* DATA TO USE
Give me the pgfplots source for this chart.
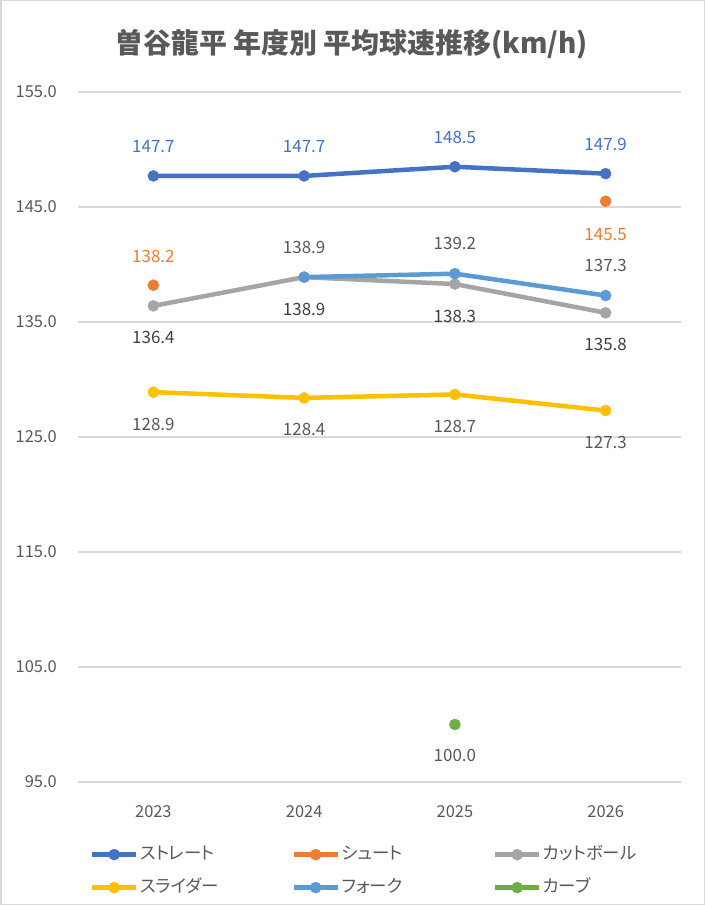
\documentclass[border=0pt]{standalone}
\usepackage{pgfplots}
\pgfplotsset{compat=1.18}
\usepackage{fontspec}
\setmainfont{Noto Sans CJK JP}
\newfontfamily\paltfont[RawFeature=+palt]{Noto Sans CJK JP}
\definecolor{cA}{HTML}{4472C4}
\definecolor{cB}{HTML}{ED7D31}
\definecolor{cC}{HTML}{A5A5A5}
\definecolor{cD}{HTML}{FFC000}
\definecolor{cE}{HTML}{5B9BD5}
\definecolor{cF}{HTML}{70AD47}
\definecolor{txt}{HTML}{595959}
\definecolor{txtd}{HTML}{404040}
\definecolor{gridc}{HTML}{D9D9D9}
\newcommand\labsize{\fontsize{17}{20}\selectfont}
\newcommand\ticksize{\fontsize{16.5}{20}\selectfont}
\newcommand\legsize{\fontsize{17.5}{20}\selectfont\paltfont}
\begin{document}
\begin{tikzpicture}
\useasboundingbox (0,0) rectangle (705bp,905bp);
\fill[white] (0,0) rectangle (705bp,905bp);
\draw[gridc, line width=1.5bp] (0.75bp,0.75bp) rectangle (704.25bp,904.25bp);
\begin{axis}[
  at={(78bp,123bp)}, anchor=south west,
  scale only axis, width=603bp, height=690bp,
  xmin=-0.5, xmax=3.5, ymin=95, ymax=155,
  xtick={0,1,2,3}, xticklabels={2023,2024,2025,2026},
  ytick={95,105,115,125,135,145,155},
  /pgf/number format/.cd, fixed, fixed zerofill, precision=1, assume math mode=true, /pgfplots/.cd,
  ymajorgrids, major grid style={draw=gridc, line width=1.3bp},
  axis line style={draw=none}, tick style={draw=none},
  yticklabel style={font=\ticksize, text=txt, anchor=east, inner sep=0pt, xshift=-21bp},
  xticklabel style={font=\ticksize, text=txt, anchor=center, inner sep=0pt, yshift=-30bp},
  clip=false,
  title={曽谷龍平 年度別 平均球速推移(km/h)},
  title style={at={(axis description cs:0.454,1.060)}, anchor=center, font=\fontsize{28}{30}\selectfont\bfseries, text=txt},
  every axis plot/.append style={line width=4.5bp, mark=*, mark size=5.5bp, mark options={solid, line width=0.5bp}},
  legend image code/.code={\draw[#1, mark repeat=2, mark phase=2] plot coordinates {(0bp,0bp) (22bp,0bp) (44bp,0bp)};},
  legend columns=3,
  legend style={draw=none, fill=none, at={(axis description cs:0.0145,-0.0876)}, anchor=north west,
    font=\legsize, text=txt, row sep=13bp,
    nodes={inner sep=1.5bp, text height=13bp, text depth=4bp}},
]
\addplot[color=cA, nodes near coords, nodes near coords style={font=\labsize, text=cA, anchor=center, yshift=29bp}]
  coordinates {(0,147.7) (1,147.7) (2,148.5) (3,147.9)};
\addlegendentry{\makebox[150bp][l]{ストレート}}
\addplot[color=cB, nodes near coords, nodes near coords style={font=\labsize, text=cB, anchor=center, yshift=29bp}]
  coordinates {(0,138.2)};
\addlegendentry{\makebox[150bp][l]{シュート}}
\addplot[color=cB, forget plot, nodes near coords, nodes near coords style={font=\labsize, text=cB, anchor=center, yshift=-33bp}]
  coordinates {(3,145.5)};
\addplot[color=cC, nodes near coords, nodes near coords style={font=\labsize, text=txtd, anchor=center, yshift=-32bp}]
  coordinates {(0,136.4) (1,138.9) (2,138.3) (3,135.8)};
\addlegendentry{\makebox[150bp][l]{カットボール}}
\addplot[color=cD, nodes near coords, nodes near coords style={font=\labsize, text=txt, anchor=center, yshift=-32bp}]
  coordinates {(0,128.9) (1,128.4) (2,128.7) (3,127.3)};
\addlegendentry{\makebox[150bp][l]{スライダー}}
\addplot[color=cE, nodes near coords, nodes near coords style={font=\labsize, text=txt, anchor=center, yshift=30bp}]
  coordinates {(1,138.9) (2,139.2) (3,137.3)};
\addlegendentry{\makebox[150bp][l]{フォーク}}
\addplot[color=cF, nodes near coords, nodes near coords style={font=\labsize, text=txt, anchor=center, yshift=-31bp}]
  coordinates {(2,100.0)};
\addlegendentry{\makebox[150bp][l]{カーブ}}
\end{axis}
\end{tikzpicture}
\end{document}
==
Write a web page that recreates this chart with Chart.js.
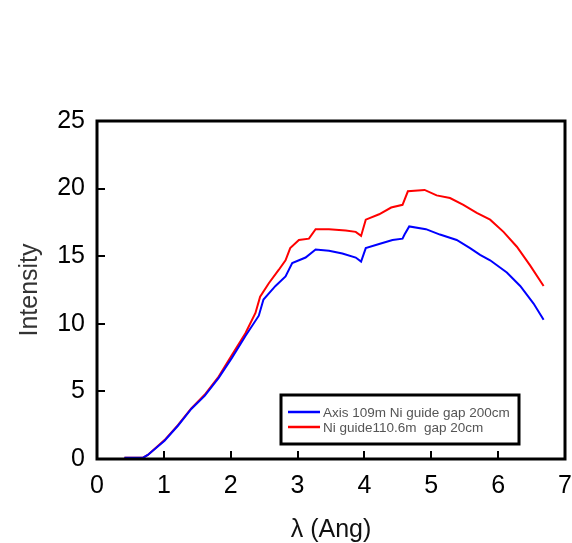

* REQUIREMENTS
Gather up every line from the listing above in which the word "chart" occurs.

* EXERCISE ANSWER
Give me the pgfplots source for this chart.
Write a web page that recreates this chart with Chart.js.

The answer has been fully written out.